GOAL - Nothing but the lines from the line with "Emit a web page" to the line with "const beliefTicks = [0.0, 0.2, 0.4, 0.6];", both included, is to be repeated, and those exactly. Leave out the pictures.
------------------------------------------------------------------------
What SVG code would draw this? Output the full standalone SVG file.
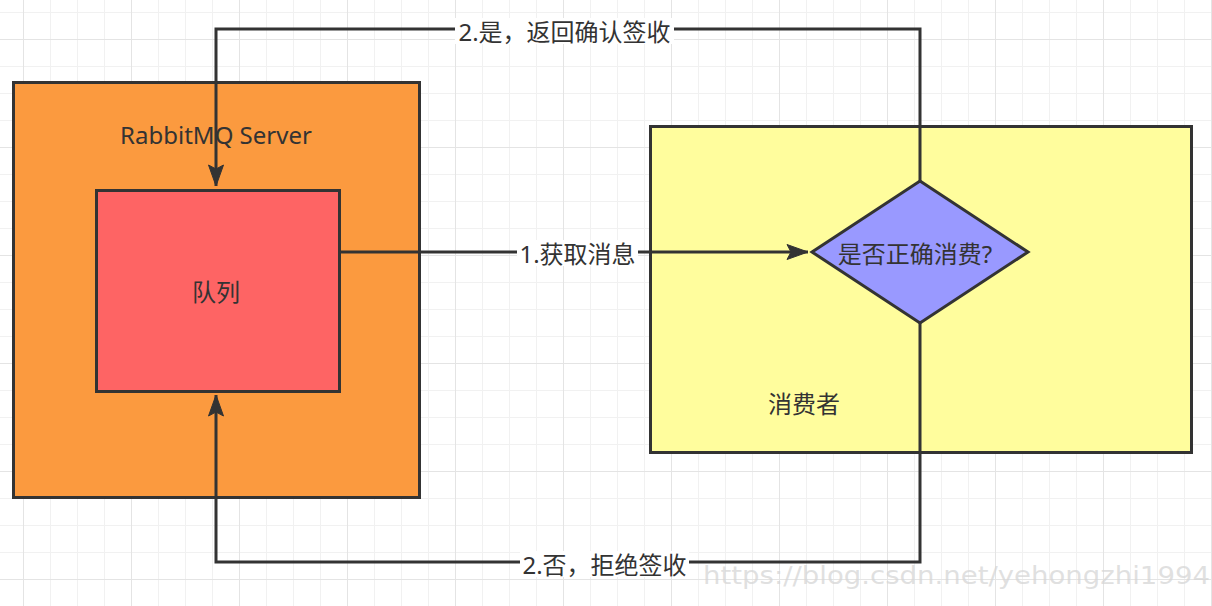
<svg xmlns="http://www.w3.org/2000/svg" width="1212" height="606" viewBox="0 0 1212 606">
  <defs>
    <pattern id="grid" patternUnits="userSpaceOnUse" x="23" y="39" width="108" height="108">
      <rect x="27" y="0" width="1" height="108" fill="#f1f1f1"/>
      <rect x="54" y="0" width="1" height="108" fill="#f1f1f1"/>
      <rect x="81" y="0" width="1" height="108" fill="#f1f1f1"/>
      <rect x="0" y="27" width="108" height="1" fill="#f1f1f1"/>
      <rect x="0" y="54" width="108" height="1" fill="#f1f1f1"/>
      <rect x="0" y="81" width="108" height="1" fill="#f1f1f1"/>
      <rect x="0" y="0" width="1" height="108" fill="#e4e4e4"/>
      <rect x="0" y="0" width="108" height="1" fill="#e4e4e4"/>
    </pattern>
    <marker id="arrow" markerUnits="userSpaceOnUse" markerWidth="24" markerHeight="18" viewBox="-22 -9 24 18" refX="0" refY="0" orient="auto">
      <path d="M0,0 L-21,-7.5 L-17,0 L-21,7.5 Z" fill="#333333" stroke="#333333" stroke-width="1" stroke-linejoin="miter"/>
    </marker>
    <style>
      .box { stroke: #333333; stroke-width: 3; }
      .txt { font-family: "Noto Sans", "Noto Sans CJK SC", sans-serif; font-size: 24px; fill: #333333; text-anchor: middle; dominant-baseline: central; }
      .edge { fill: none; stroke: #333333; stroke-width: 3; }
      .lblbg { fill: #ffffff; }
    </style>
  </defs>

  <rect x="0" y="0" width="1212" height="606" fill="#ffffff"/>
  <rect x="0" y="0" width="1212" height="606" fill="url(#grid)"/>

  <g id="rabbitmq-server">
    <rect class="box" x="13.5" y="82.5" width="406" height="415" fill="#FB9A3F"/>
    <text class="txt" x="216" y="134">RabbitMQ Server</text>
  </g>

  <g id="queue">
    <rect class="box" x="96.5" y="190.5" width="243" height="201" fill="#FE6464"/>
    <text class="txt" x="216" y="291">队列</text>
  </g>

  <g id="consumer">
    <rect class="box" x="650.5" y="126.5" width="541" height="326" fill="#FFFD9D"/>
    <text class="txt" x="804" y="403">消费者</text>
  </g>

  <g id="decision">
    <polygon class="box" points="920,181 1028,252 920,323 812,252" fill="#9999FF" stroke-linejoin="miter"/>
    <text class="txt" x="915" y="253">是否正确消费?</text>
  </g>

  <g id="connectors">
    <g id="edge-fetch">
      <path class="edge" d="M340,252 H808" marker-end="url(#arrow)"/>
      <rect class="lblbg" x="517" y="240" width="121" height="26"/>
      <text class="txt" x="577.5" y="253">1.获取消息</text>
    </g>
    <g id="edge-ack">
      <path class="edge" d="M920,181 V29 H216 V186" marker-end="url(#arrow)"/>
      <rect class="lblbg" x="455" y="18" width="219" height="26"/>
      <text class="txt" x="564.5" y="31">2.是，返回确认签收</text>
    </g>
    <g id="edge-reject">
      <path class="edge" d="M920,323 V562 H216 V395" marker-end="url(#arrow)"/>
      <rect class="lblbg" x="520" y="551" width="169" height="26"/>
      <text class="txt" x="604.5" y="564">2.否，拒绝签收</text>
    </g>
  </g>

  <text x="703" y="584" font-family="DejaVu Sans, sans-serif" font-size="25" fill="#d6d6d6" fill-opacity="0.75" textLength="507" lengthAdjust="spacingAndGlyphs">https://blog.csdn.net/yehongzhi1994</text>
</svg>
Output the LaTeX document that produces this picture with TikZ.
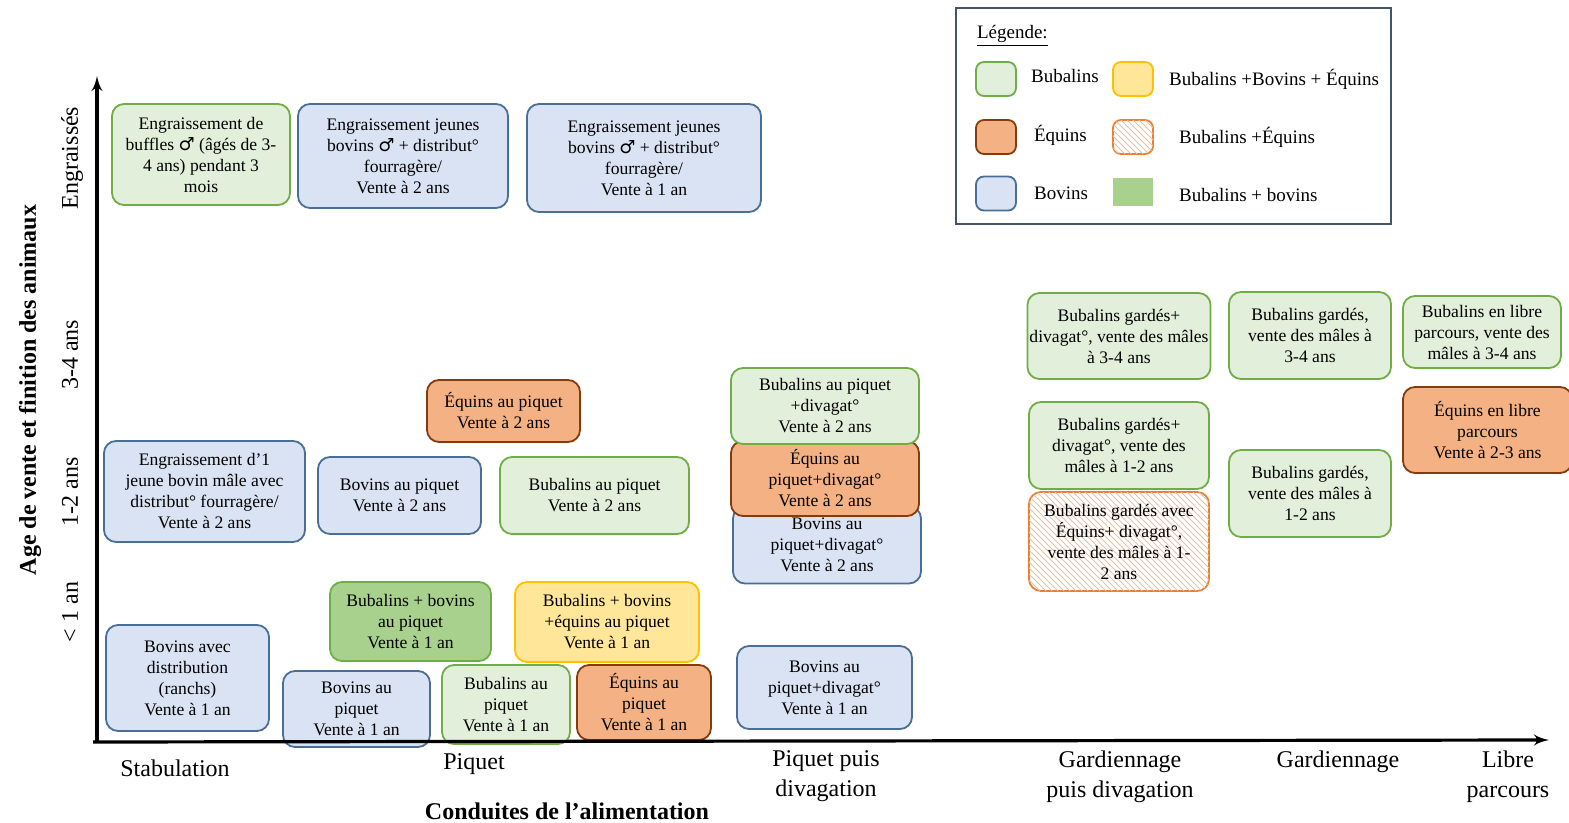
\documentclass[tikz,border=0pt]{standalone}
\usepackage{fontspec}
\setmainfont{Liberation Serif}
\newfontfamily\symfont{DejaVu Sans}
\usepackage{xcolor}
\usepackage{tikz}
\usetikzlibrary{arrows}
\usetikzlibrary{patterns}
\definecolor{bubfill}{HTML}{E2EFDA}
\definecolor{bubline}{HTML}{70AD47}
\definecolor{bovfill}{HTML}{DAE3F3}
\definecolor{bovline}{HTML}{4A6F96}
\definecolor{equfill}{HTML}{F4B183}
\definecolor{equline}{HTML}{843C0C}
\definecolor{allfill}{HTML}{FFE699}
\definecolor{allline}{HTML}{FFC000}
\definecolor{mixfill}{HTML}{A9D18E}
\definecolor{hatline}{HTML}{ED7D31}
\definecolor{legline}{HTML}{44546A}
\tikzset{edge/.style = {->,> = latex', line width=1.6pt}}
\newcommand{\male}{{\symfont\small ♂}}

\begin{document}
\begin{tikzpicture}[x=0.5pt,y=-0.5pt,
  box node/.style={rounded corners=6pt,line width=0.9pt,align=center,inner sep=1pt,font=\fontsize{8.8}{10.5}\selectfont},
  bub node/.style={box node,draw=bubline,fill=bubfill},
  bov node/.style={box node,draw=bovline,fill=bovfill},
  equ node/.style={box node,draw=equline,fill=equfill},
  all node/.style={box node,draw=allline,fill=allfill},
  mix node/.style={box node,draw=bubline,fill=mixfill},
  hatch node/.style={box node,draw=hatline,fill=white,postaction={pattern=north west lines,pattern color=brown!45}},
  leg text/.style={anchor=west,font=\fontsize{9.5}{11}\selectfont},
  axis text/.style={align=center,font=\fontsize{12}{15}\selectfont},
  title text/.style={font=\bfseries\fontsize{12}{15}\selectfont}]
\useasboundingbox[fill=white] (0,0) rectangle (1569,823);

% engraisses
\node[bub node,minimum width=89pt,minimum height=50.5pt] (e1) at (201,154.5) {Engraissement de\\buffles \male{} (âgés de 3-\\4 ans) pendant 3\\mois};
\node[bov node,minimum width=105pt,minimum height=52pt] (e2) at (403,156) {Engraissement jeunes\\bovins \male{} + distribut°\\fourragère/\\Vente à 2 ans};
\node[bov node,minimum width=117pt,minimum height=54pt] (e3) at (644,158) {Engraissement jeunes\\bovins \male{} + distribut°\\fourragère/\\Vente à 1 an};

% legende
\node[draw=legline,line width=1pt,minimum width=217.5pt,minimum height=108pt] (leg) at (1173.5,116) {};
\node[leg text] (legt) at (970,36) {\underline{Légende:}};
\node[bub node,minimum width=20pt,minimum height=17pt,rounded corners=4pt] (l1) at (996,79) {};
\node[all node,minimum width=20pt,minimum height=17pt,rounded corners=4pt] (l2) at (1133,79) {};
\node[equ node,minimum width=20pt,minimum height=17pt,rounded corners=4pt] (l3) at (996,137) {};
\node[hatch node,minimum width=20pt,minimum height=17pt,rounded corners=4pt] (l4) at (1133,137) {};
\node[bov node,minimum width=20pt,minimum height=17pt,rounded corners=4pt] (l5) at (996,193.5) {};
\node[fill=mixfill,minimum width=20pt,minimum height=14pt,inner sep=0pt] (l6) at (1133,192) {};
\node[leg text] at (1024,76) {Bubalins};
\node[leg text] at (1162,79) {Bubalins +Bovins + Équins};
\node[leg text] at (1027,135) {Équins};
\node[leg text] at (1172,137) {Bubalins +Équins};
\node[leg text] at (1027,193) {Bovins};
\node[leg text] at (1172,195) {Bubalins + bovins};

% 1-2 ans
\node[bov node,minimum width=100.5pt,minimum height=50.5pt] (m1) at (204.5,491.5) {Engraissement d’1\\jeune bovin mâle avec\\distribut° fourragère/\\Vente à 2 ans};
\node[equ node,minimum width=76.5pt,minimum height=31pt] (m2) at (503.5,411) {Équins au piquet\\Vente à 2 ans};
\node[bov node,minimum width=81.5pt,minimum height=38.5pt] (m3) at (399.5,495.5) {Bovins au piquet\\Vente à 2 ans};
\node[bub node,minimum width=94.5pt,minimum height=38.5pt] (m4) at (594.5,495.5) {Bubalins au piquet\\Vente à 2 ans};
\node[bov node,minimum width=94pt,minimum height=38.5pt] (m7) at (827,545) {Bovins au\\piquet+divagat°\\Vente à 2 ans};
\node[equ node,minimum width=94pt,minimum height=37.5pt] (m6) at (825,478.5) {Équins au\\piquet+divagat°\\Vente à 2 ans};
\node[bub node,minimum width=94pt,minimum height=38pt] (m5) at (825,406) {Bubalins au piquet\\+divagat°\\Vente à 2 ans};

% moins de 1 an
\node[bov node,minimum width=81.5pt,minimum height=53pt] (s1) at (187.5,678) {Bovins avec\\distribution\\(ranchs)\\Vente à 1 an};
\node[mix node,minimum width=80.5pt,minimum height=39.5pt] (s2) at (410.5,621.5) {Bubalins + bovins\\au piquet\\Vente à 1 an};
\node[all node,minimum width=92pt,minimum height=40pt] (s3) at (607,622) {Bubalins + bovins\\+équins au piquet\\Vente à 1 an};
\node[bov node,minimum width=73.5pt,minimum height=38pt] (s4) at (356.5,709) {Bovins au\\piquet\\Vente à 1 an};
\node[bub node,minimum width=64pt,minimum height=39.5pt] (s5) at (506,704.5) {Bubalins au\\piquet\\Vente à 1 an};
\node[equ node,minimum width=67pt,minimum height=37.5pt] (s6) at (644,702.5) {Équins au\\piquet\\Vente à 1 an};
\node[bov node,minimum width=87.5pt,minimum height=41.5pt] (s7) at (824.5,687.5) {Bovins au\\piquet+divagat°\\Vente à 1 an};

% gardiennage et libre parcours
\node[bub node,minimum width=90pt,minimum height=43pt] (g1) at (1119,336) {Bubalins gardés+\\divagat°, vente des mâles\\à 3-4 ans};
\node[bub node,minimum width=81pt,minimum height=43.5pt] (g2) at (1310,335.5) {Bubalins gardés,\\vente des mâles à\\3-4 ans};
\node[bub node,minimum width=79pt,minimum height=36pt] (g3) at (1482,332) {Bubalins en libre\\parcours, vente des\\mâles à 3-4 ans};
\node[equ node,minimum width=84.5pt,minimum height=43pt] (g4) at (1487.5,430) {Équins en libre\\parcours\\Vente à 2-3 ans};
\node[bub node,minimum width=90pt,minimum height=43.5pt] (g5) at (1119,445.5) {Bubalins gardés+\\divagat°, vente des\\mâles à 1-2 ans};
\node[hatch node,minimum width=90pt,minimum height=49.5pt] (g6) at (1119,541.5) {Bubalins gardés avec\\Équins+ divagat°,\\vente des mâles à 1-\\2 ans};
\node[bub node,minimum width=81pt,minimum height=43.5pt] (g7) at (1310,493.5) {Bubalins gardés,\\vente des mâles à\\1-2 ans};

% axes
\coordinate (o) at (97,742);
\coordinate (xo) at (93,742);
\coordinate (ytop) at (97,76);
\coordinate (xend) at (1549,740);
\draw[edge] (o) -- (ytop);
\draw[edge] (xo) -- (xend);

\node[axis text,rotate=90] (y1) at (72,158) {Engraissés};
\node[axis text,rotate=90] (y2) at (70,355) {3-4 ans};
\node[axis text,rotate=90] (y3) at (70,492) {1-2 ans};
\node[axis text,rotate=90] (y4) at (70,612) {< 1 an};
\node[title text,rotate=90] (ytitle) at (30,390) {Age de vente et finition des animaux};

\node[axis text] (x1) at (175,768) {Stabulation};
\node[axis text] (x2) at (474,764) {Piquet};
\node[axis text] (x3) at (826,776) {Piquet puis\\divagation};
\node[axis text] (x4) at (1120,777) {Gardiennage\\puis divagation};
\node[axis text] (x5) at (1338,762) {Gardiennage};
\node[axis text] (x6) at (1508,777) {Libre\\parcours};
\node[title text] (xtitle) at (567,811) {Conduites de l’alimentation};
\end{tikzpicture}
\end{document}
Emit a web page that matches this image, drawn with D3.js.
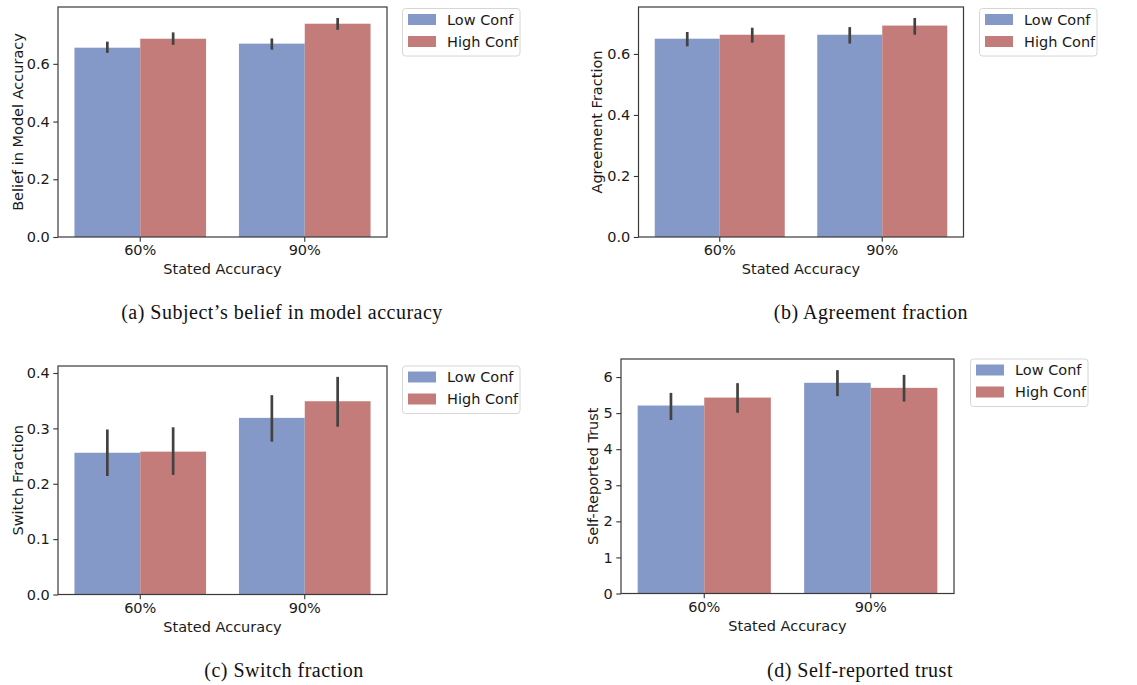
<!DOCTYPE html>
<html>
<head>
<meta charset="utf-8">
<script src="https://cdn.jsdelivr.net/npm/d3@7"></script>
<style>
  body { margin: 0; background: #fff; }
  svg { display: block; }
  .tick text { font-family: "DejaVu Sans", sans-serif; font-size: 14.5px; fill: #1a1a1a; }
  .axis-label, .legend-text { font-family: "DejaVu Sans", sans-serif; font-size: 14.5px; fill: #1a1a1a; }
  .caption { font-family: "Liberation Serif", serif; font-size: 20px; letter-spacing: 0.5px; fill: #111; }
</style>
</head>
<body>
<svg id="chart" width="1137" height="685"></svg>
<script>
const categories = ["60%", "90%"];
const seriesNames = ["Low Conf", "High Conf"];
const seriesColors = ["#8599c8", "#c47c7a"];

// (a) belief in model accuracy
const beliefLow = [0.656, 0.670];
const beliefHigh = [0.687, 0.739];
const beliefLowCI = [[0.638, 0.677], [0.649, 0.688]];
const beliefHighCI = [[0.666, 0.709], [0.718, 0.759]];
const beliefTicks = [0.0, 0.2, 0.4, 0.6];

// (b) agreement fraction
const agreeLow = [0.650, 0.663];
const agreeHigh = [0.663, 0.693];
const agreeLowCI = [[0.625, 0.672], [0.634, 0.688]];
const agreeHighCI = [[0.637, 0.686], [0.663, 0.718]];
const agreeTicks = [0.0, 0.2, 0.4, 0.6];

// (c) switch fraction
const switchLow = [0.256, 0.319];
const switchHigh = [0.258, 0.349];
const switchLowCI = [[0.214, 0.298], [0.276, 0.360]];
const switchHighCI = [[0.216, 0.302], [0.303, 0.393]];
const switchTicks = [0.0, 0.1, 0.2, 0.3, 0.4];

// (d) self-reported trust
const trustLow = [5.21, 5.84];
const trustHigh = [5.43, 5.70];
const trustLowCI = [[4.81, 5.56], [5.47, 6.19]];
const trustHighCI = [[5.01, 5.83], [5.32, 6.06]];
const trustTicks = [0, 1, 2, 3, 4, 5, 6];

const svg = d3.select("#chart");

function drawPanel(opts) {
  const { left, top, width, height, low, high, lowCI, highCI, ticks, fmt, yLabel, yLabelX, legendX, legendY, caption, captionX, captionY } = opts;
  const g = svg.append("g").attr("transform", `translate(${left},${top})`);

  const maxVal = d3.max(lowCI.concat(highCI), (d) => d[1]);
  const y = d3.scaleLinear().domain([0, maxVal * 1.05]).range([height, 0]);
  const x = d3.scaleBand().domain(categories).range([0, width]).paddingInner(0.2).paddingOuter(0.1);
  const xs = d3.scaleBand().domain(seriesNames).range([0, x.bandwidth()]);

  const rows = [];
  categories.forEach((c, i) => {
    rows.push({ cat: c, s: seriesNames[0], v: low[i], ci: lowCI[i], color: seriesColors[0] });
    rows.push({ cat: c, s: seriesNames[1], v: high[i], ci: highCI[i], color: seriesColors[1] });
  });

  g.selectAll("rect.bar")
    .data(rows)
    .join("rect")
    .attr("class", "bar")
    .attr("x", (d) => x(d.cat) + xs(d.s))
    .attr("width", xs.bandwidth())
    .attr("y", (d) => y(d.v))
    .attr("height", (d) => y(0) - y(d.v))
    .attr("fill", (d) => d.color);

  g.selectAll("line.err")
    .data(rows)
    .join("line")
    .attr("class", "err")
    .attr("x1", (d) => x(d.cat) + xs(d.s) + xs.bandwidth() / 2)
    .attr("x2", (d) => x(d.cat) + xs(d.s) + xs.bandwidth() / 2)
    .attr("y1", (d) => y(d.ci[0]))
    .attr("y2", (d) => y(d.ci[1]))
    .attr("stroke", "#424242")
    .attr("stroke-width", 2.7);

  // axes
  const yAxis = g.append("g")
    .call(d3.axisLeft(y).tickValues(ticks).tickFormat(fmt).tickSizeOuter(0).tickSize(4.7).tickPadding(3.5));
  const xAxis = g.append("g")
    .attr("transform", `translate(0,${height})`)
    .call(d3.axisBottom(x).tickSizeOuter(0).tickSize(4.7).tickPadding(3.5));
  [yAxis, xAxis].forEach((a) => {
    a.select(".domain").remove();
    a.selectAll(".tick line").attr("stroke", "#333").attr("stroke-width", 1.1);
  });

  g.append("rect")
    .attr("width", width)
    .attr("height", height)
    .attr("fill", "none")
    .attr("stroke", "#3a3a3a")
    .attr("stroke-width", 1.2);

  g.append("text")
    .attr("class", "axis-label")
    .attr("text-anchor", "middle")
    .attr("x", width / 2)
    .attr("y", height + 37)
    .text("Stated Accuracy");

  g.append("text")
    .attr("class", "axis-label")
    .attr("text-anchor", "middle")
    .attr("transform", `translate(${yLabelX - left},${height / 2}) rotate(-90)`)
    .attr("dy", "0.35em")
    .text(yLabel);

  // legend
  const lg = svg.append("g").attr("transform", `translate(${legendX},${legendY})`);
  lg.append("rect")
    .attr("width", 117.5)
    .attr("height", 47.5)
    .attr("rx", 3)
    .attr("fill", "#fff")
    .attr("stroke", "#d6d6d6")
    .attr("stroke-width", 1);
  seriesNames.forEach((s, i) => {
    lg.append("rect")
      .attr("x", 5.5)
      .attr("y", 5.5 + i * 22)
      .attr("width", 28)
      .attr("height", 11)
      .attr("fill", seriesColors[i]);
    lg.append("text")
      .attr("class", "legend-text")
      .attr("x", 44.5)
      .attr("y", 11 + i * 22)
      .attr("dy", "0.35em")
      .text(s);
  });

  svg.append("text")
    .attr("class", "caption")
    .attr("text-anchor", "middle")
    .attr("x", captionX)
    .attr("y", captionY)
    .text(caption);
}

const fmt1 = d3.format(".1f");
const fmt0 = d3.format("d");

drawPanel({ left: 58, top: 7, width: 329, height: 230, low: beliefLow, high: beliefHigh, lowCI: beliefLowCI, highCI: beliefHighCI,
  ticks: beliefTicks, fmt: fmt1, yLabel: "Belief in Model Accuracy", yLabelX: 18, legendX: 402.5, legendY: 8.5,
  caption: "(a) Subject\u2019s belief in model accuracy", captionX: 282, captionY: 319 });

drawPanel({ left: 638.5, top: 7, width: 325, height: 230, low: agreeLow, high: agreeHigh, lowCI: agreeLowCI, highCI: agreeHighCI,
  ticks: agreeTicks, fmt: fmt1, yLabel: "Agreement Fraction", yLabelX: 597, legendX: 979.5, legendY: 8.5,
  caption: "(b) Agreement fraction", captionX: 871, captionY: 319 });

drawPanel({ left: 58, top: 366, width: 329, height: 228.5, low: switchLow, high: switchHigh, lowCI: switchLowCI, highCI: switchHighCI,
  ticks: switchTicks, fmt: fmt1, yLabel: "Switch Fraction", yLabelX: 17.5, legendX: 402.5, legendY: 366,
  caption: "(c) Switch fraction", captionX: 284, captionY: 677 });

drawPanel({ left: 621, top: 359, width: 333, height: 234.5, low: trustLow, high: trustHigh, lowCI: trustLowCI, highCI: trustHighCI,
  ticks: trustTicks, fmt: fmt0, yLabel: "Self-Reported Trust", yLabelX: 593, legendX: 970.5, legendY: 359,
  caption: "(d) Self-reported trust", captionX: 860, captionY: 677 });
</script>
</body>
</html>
------------------------------------------------------------------------
COMPLETED TASK -
Emit a web page that matches this image, drawn with D3.js.
<!DOCTYPE html>
<html>
<head>
<meta charset="utf-8">
<script src="https://cdn.jsdelivr.net/npm/d3@7"></script>
<style>
  body { margin: 0; background: #fff; }
  svg { display: block; }
  .tick text { font-family: "DejaVu Sans", sans-serif; font-size: 14.5px; fill: #1a1a1a; }
  .axis-label, .legend-text { font-family: "DejaVu Sans", sans-serif; font-size: 14.5px; fill: #1a1a1a; }
  .caption { font-family: "Liberation Serif", serif; font-size: 20px; letter-spacing: 0.5px; fill: #111; }
</style>
</head>
<body>
<svg id="chart" width="1137" height="685"></svg>
<script>
const categories = ["60%", "90%"];
const seriesNames = ["Low Conf", "High Conf"];
const seriesColors = ["#8599c8", "#c47c7a"];

// (a) belief in model accuracy
const beliefLow = [0.656, 0.670];
const beliefHigh = [0.687, 0.739];
const beliefLowCI = [[0.638, 0.677], [0.649, 0.688]];
const beliefHighCI = [[0.666, 0.709], [0.718, 0.759]];
const beliefTicks = [0.0, 0.2, 0.4, 0.6];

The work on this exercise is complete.